AMD is preparing a significant redesign of its CPU architecture with the upcoming Zen 6 generation, signaling a clear break from the incremental approach taken in recent years. Rather than treating Zen 6 as an extension of Zen 5, the company appears to be reworking key low-level mechanisms of the x86 platform.
One of the most notable changes is AMD’s decision to adopt Intel’s Flexible Return and Event Delivery (FRED) instruction set, along with new matrix-multiplication and bit-reversal instructions.
The development was first identified by InstLatX64 on X, revealing that AMD is aligning its future silicon with a long-anticipated modernisation of how x86 processors handle system events.
Replacing a 40-Year-Old Mechanism
FRED is designed as a complete replacement for the Interrupt Descriptor Table (IDT), a mechanism dating back to the Intel 80286 era more than four decades ago. The IDT is still responsible for handling interrupts today, including routine events such as network packets arriving, storage operations completing, or user input from a keyboard or mouse. While functional, the system has long been criticised for its complexity and reliance on legacy behaviour.
Under the IDT model, transitions between user applications and kernel code are cumbersome. Developers must manually manage multiple steps, account for multiple privilege levels, and carefully avoid race conditions when interrupts overlap. This complexity increases the risk of subtle bugs in operating systems, drivers, and virtualisation software.
FRED replaces this with a cleaner, more modern approach. It introduces atomic, one-shot instructions that handle transitions between kernel and user space in a consistent and predictable way. Instead of juggling multiple ring levels, the system is simplified to just two: ring 0 for the kernel and ring 3 for user applications.
Industry Coordination Through the x86 Advisory Group
AMD’s adoption of FRED is the result of closer coordination between the two major x86 vendors. Both AMD and Intel are members of the x86 Ecosystem Advisory Group, formed to modernise the instruction set while maintaining compatibility across vendors.
Intel proposed FRED as a clean replacement for IDT, while AMD initially explored an alternative called Supervisor Entry Extensions (SEE). SEE aimed to minimise disruption by working around legacy behaviour rather than removing it entirely. This difference raised concerns about fragmentation and interoperability.
Those concerns were echoed publicly by Linus Torvalds, who argued that a unified approach would benefit the ecosystem. While he acknowledged AMD’s SEE as practical, he praised Intel’s FRED as a more comprehensive solution that eliminates outdated design decisions altogether. AMD’s decision to implement FRED suggests that alignment has now been achieved.

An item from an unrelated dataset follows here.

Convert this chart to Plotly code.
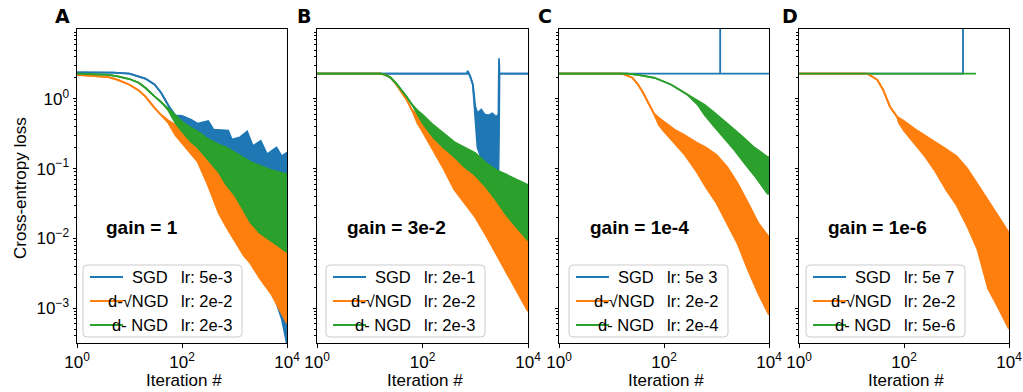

Software Support Already Underway
Although no production CPUs currently support FRED, the software ecosystem has already begun preparing for it. The Linux kernel introduced provisional support in version 6.9, ensuring that operating systems will be ready once compatible hardware ships. It is widely expected that future versions of Windows, both desktop and server, will also enable FRED when Zen 6 and Intel’s upcoming Nova and Panther Lake processors arrive.
Importantly, FRED is a low-level feature. It will not affect applications directly, but instead improves the foundation upon which operating systems, drivers, hypervisors, and bootloaders are built.
Performance and Stability Gains Expected
By reducing the number of CPU cycles required to handle interrupts and system events, FRED has the potential to improve overall system responsiveness. Lower event latency can benefit workloads that generate large volumes of interrupts, such as high-speed networking, storage I/O, virtualization, and even latency-sensitive tasks like audio processing or high-refresh-rate gaming.
Virtualized environments stand to gain the most, as interrupt handling in those scenarios often passes through multiple abstraction layers. Simplifying and accelerating these transitions could yield measurable performance improvements under heavy load.
A Long-Awaited Cleanup for x86
The x86 architecture has often been criticized for carrying decades of legacy baggage. AMD’s decision to fully embrace FRED with Zen 6 represents a rare and meaningful cleanup at the architectural level. While real-world performance gains will vary by workload, the move promises simpler, safer, and more efficient low-level software development.
If expectations hold, Zen 6 will not just be another generational update, but a foundational shift in how modern x86 systems operate.